_TASK OBJECTIVE_. The lines to be extracted run from the start of the listing through the line containing "const dayTicks = [0, 5, 10, 15, 20, 25];"; copy them exactly and nothing else.
========================================================================
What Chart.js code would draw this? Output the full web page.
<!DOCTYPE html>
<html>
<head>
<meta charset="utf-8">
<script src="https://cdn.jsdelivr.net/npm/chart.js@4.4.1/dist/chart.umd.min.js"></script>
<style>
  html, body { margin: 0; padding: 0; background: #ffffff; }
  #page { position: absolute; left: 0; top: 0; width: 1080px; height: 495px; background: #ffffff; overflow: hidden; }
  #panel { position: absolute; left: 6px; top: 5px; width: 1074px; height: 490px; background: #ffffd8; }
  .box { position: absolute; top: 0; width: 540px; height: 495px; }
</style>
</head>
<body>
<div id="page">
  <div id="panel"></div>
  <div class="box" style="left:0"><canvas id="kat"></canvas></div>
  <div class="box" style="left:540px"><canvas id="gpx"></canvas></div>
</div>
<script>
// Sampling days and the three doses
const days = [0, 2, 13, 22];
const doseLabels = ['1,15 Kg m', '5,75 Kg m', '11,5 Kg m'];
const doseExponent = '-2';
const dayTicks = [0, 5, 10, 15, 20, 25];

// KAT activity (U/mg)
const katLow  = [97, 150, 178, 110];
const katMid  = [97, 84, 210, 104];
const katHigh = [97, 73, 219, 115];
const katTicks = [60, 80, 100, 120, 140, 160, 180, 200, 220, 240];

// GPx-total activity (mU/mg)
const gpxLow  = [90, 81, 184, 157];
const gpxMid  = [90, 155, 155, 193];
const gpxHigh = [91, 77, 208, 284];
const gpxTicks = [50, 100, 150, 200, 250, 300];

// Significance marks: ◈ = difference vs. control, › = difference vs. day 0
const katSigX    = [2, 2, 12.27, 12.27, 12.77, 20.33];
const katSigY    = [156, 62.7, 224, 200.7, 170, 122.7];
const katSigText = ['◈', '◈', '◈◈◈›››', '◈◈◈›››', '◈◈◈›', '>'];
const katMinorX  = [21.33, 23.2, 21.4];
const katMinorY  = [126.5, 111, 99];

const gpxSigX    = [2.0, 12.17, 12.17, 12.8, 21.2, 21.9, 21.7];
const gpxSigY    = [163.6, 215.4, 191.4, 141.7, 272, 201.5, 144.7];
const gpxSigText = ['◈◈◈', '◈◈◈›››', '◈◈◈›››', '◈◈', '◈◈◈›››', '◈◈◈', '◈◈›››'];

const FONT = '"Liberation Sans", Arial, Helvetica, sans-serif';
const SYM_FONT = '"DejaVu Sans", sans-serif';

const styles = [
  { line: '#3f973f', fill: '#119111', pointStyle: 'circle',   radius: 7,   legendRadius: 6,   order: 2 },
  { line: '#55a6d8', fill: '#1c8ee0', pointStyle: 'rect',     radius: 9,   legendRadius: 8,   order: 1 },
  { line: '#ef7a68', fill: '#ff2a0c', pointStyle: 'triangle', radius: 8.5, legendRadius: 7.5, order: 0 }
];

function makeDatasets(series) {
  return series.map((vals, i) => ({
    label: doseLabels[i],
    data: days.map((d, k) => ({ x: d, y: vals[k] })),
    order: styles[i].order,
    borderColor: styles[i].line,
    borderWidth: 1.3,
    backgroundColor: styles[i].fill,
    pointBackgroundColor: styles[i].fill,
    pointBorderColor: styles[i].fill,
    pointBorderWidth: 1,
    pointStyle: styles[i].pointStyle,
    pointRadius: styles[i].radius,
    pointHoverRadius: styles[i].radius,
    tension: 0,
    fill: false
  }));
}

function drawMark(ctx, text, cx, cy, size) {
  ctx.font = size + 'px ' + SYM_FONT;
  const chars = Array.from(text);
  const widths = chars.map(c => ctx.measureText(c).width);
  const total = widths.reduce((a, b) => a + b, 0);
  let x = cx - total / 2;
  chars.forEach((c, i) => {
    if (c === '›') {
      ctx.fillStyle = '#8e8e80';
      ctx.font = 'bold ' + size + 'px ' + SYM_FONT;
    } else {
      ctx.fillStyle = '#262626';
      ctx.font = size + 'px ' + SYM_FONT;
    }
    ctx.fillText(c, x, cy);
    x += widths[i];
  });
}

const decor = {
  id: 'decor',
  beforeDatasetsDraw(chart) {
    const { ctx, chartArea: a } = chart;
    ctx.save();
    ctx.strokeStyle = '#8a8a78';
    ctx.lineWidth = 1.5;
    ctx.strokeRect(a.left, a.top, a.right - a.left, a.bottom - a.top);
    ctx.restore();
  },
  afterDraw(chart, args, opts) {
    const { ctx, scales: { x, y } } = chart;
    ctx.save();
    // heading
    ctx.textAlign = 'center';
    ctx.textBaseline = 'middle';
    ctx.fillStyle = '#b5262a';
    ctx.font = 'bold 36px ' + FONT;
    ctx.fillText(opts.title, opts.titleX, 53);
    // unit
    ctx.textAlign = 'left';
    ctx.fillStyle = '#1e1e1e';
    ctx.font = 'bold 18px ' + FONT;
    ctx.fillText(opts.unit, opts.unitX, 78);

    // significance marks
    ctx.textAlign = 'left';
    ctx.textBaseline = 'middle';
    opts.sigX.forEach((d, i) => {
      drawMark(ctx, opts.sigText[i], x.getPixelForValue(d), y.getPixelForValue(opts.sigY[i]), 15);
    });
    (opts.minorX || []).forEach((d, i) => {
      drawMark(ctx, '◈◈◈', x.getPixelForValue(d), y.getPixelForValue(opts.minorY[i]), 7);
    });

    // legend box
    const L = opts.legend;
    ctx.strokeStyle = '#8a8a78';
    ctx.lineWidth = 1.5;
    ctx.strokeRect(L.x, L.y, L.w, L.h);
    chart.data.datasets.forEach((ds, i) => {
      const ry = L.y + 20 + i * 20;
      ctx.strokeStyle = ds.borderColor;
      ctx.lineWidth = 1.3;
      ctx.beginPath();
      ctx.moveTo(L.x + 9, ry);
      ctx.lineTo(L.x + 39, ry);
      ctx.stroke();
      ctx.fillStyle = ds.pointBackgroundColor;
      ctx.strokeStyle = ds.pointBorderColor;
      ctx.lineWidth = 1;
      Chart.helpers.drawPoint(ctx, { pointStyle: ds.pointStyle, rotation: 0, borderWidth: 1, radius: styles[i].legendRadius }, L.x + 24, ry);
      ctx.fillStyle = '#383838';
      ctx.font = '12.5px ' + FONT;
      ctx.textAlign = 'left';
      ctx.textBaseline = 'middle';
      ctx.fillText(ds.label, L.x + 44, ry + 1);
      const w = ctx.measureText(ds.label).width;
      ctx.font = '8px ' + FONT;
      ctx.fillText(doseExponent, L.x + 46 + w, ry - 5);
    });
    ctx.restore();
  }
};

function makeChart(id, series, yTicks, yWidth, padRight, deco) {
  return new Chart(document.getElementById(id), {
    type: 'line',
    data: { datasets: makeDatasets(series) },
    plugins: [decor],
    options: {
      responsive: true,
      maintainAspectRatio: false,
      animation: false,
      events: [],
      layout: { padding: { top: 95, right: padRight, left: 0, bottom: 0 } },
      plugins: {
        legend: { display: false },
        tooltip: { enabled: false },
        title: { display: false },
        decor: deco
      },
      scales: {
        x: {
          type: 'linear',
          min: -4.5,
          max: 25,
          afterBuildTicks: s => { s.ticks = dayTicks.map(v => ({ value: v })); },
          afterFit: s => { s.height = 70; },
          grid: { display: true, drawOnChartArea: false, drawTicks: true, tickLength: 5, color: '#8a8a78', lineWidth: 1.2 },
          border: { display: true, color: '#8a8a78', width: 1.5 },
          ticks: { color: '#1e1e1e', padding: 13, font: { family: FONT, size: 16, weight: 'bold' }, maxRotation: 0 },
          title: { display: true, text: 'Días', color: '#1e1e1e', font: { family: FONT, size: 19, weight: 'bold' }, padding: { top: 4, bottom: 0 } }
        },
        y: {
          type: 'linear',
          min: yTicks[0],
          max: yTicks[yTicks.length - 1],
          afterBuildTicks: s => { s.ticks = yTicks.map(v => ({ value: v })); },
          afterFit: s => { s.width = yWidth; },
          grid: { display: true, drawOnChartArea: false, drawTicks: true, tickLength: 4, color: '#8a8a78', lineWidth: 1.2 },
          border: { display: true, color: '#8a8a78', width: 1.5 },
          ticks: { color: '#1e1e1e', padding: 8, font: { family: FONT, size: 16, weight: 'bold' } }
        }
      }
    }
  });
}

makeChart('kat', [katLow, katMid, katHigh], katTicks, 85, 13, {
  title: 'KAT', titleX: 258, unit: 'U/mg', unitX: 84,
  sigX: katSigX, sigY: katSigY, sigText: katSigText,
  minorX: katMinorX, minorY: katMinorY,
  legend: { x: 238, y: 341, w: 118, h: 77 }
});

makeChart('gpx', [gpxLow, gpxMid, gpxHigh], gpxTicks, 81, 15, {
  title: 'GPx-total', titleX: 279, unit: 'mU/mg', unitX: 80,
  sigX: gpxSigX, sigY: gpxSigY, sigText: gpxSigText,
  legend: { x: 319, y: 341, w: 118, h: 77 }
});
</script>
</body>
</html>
========================================================================
_WRITTEN ANSWER_.
What Chart.js code would draw this? Output the full web page.
<!DOCTYPE html>
<html>
<head>
<meta charset="utf-8">
<script src="https://cdn.jsdelivr.net/npm/chart.js@4.4.1/dist/chart.umd.min.js"></script>
<style>
  html, body { margin: 0; padding: 0; background: #ffffff; }
  #page { position: absolute; left: 0; top: 0; width: 1080px; height: 495px; background: #ffffff; overflow: hidden; }
  #panel { position: absolute; left: 6px; top: 5px; width: 1074px; height: 490px; background: #ffffd8; }
  .box { position: absolute; top: 0; width: 540px; height: 495px; }
</style>
</head>
<body>
<div id="page">
  <div id="panel"></div>
  <div class="box" style="left:0"><canvas id="kat"></canvas></div>
  <div class="box" style="left:540px"><canvas id="gpx"></canvas></div>
</div>
<script>
// Sampling days and the three doses
const days = [0, 2, 13, 22];
const doseLabels = ['1,15 Kg m', '5,75 Kg m', '11,5 Kg m'];
const doseExponent = '-2';
const dayTicks = [0, 5, 10, 15, 20, 25];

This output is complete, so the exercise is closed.